Tuesday, April 17, 2018

Could Jose Be This Good?

The Minnesota Twins have played fewer games than anyone in Major League Baseball thus far in the 2018 season. With weather cancellations and scheduled off days, Paul Molitor's club has almost been off the field for as long as they've been on it. Of the 11 games they have played however, Jose Berrios has pitched in three of them. While it's too early to draw any substantial conclusions, if the immediate returns are any indication, the bar as to just how good the Puerto Rican can be has been raised.

Jose Berrios routinely found himself on top prospect lists in 2015 and 2016. He was considered a top 30 prospect across the league, and topped out at #17 on Baseball Prospectus' list prior to the 2016 season. The reports surrounding his ability on the farm were glowing, but the general consensus was that he profiled as a number three starter with the potential to reach #2 type heights. What wasn't expected was for Berrios to profile as an ace. Those expectations were shared by plenty around the game, but the one who likely disagreed with them, was none other than Jose himself.

A workout warrior, Berrios has made a habit of posting his beach sessions during the offseason. He's pushed cars and flipped tires, all while continuing to hone his game from the mound as well. The result thus far in 2018 has been nothing short of exceptional. Opposing hitters have been overmatched, and Berrios has kept his inefficiency bugaboo at bay as well. Keeping this up would put him on the trajectory entering into that ace conversation. So, how is he doing it?

Velocity isn't the key here for Jose, as he's sitting at 94.2 mph on his fastball. That's exactly in line with his 94.1 mph career average. He's also throwing his pitches in similar amounts in comparison to a season ago. Relying on his fastball just over one-third of the time, his curveball makes up nearly another third of his offerings. What is happening though, is that opposing batters are clearly having a tougher time with the pitches being sent their way.

In 2018, Berrios has upped his chase rate to 35.8% as opposed to just 30.5% a year ago. He's generating a career best 10.6% swinging strike rate, and the 78.6% contact rate is also a career mark. Owning the strike zone is also something Berrios seems to have focused on. His 66.7% first strike mark is nearly 10% better than his career norms, and it jumps over 6% from the 2017 output. When he's at his best, Berrios is filling up the zone and making quick work of opposing lineups. It's when he slogs through outings that there seems to be more opportunity for the opposing offense.

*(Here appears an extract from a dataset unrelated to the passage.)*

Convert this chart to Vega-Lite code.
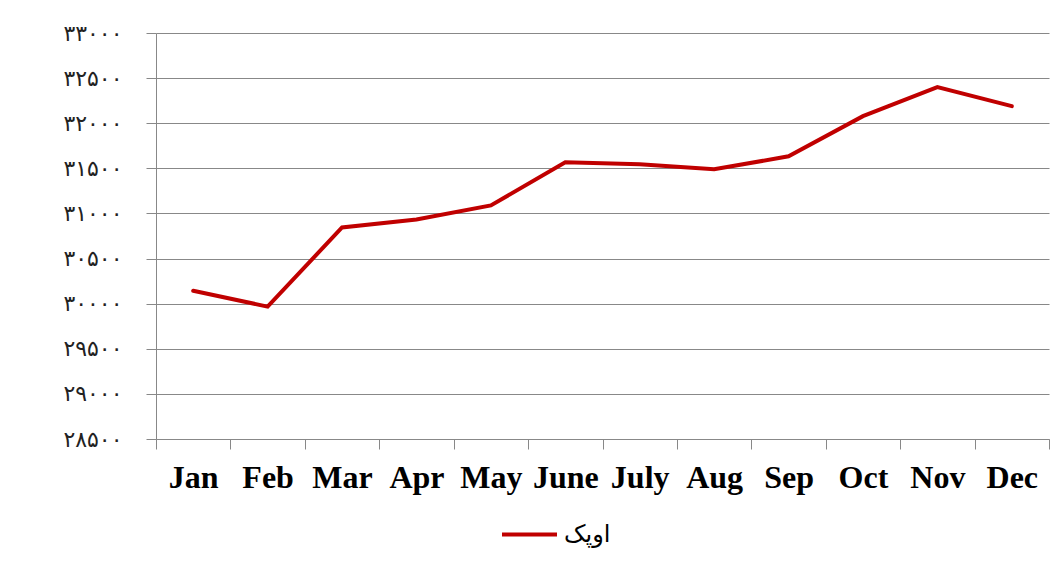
{
  "$schema": "https://vega.github.io/schema/vega-lite/v6.json",
  "width": 893,
  "height": 406,
  "autosize": {"type": "none"},
  "padding": {"left": 156, "top": 33, "right": 5, "bottom": 130},
  "background": "white",
  "config": {"view": {"stroke": null}},
  "data": {
    "values": [
      {"month": "Jan", "value": 30144, "series": "اوپک"},
      {"month": "Feb", "value": 29967, "series": "اوپک"},
      {"month": "Mar", "value": 30845, "series": "اوپک"},
      {"month": "Apr", "value": 30933, "series": "اوپک"},
      {"month": "May", "value": 31089, "series": "اوپک"},
      {"month": "June", "value": 31567, "series": "اوپک"},
      {"month": "July", "value": 31545, "series": "اوپک"},
      {"month": "Aug", "value": 31489, "series": "اوپک"},
      {"month": "Sep", "value": 31633, "series": "اوپک"},
      {"month": "Oct", "value": 32078, "series": "اوپک"},
      {"month": "Nov", "value": 32400, "series": "اوپک"},
      {"month": "Dec", "value": 32189, "series": "اوپک"}
    ]
  },
  "mark": {"type": "line", "strokeWidth": 4, "strokeCap": "round", "strokeJoin": "miter"},
  "encoding": {
    "x": {
      "field": "month",
      "type": "nominal",
      "sort": null,
      "bandPosition": 0.5,
      "scale": {"type": "band", "paddingInner": 0, "paddingOuter": 0},
      "axis": {
        "title": null,
        "labelAngle": 0,
        "labelFont": "Liberation Serif",
        "labelFontWeight": "bold",
        "labelFontSize": 32,
        "labelColor": "#000000",
        "labelPadding": 13,
        "tickBand": "extent",
        "tickSize": 10,
        "tickColor": "#888888",
        "domainColor": "#888888",
        "grid": false
      }
    },
    "y": {
      "field": "value",
      "type": "quantitative",
      "scale": {"domain": [28500, 33000], "zero": false, "nice": false},
      "axis": {
        "title": null,
        "values": [28500, 29000, 29500, 30000, 30500, 31000, 31500, 32000, 32500, 33000],
        "labelExpr": "replace(replace(replace(replace(replace(replace(replace(replace(replace(replace(format(datum.value,'d'),regexp('0','g'),'۰'),regexp('1','g'),'۱'),regexp('2','g'),'۲'),regexp('3','g'),'۳'),regexp('4','g'),'۴'),regexp('5','g'),'۵'),regexp('6','g'),'۶'),regexp('7','g'),'۷'),regexp('8','g'),'۸'),regexp('9','g'),'۹')",
        "labelFont": "DejaVu Sans",
        "labelFontSize": 22,
        "labelColor": "#222222",
        "labelPadding": 24,
        "tickSize": 10,
        "tickColor": "#888888",
        "domainColor": "#888888",
        "gridColor": "#888888",
        "gridWidth": 1
      }
    },
    "color": {
      "field": "series",
      "type": "nominal",
      "scale": {"range": ["#C00000"]},
      "legend": {
        "title": null,
        "orient": "none",
        "legendX": 344,
        "legendY": 472,
        "symbolType": "stroke",
        "symbolSize": 3025,
        "symbolStrokeWidth": 4,
        "labelFont": "DejaVu Sans",
        "labelFontSize": 24,
        "labelColor": "#000000",
        "labelOffset": 5
      }
    }
  }
}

Right now, through a three game sample size, it's as simple as Berrios being locked in. His 24/1 K/BB is dazzling for a guy who's posted 5.4 BB/9 and 3.0 BB/9 in his first two big league seasons. If homer runs and free passes have been the straw to break his back across previous starts, he's simply eliminated those detractors for the time being.

Now, over the course of what will hopefully be a 200 inning season, expecting Berrios to carry the 24.0 K/BB ratio, or the 0.629 WHIP is a fool's errand. What's not out of the realm of possibility however, is that he repeats a consistent process that yields opportunity for current results. There isn't a pitch the Twins hurler throws that doesn't have significant movement. Making sure to appropriately line up even his fastballs so that they catch or entice the zone remains a must. The more Paul Molitor and Garvin Alston can get Berrios to work with high strike percentages, the better.

At the end of the day, 2018 was going to be an interesting season for Berrios after coming off a 3.89 ERA and 3.84 FIP during 2017. Even substantiating those numbers would make him a key cog for the Twins in the years to come. Pushing towards the dominating strikeout machine he's trended towards to open 2018 would absolutely push him into a conversation for the next tier.

Whether or not batters continue to make less contact, chase often, or whiff more against Berrios remains to be seen. Keeping the ball in the yard and forcing the batter to work will forever be the key areas of focus, and right now, it looks like he's dialed in.